People in northern countries love them and have many varieties: the Netherlands, Denmark, Sweden - and the region where I come from, Bremen in Northern Germany - countries that are more cold. 

It drives up your blood pressure - maybe this is why we Northerners love it (though I searched for it in Edinburgh in vain.) 

I cannot say more to it - you have to taste it. For a lot of people ONCE is enough forever - the others I would call dangerously addicted  :-)    (you can buy it in every chemist's shop...) 







Sunday, 21 February 2021

DELIGHT One: Fountains

 


The last days I was a bit "under the weather", although the sun came out and I got some (personal) very good news. (I will tell you another time). 

So I did what I always do when I feel sort of blue: I looked into my bookcases and took out "Delight" by J.B.Priestly. It was first published in 1949. 


" FOUNTAINS. I doubt if I ever saw one, even the smallest, without some tingling of delight. (...) The richest memory I have of the Bradford Exhibition of my boyhood, (...) is of the Fairy Fountain, which changed colour to the waltzes of the Blue Hungarian Band, and was straight out of the Arabian Night." 

Priestly complains that there are only few fountains in Great Britain: 

"We hunger for them and are not fed." He asks for letters to The Times and even for demonstrations to get them. 
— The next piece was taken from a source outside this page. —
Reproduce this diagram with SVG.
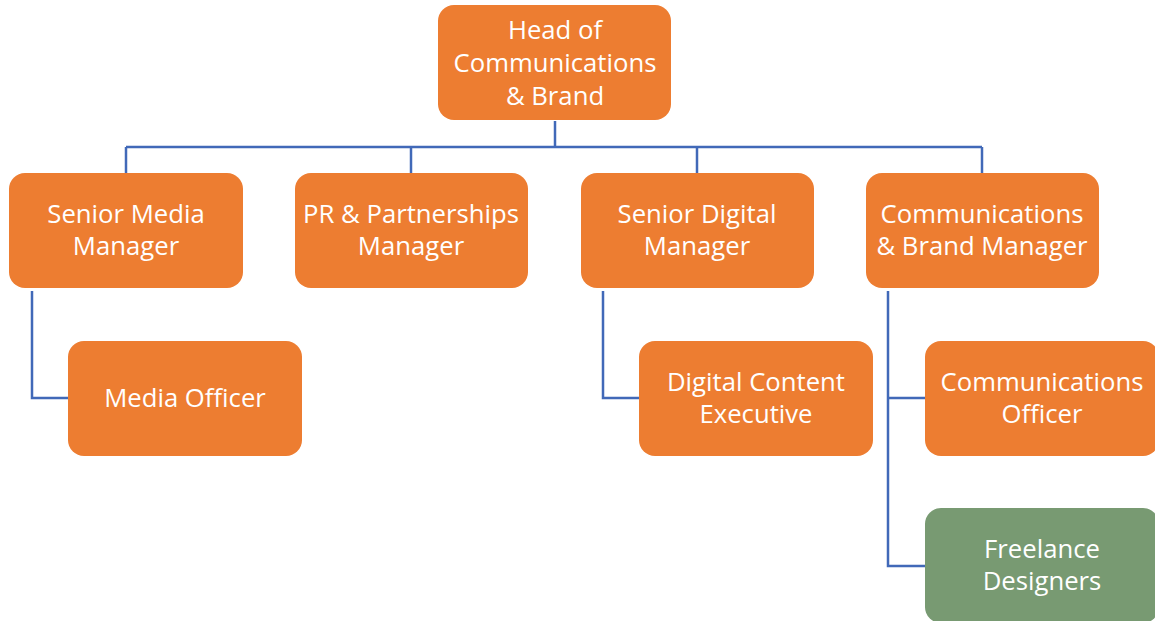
<svg xmlns="http://www.w3.org/2000/svg" width="1155" height="621" viewBox="0 0 1155 621">
  <style>
    .box { fill: #ED7D31; }
    .box.green { fill: #789A72; }
    .lbl { font-family: "Open Sans", "Liberation Sans", Arial, sans-serif; font-size: 25.7px; fill: #FFFFFF; text-anchor: middle; }
    .wire { fill: none; stroke: #4169B8; stroke-width: 2.5; }
  </style>
  <rect width="1155" height="621" fill="#FFFFFF"/>

  <g id="connectors">
    <path class="wire" d="M555,121 V147"/>
    <path class="wire" d="M126,147 H982"/>
    <path class="wire" d="M126,147 V173"/>
    <path class="wire" d="M411,147 V173"/>
    <path class="wire" d="M697,147 V173"/>
    <path class="wire" d="M982,147 V173"/>
    <path class="wire" d="M32,291 V398 H68"/>
    <path class="wire" d="M603,291 V398 H639"/>
    <path class="wire" d="M888,291 V566 H925"/>
    <path class="wire" d="M888,398 H925"/>
  </g>

  <g id="head">
    <rect class="box" x="438" y="5" width="233" height="115" rx="16"/>
    <text class="lbl" x="555" y="39">Head of</text>
    <text class="lbl" x="555" y="72">Communications</text>
    <text class="lbl" x="555" y="105">&amp; Brand</text>
  </g>

  <g id="senior-media-manager">
    <rect class="box" x="9" y="173" width="234" height="115" rx="16"/>
    <text class="lbl" x="126" y="223">Senior Media</text>
    <text class="lbl" x="126" y="255">Manager</text>
  </g>

  <g id="pr-partnerships-manager">
    <rect class="box" x="295" y="173" width="233" height="115" rx="16"/>
    <text class="lbl" x="411" y="223">PR &amp; Partnerships</text>
    <text class="lbl" x="411" y="255">Manager</text>
  </g>

  <g id="senior-digital-manager">
    <rect class="box" x="581" y="173" width="233" height="115" rx="16"/>
    <text class="lbl" x="697" y="223">Senior Digital</text>
    <text class="lbl" x="697" y="255">Manager</text>
  </g>

  <g id="comms-brand-manager">
    <rect class="box" x="866" y="173" width="233" height="115" rx="16"/>
    <text class="lbl" x="982" y="223">Communications</text>
    <text class="lbl" x="982" y="255">&amp; Brand Manager</text>
  </g>

  <g id="media-officer">
    <rect class="box" x="68" y="341" width="234" height="115" rx="16"/>
    <text class="lbl" x="185" y="407">Media Officer</text>
  </g>

  <g id="digital-content-executive">
    <rect class="box" x="639" y="341" width="234" height="115" rx="16"/>
    <text class="lbl" x="756" y="391">Digital Content</text>
    <text class="lbl" x="756" y="423">Executive</text>
  </g>

  <g id="communications-officer">
    <rect class="box" x="925" y="341" width="234" height="115" rx="16"/>
    <text class="lbl" x="1042" y="391">Communications</text>
    <text class="lbl" x="1042" y="423">Officer</text>
  </g>

  <g id="freelance-designers">
    <rect class="box green" x="925" y="508" width="234" height="115" rx="16"/>
    <text class="lbl" x="1042" y="558">Freelance</text>
    <text class="lbl" x="1042" y="590">Designers</text>
  </g>
</svg>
"Their cost is trifling compared to so many idiotic things we are given and do not want. Our towns are crammed with all manner of rubbish that no people in their senses ever asked for, yet where are the fountains?" 

The fountain on the photograph I took at the Victoria Luise Platz, a few steps from my home. The man who designed in 1902 the whole quarter, Mr. Haberland, insisted on many "Schmuckplätze" - Ornamental Places? - where you will find every time a fountain - in always diverging design. 

When they start to sparkle after winter, you know: now it is really spring.   


Query: What do you think about the delight of fountains? Are there fountains where you live, or nearby - and/or do you remember a very special one?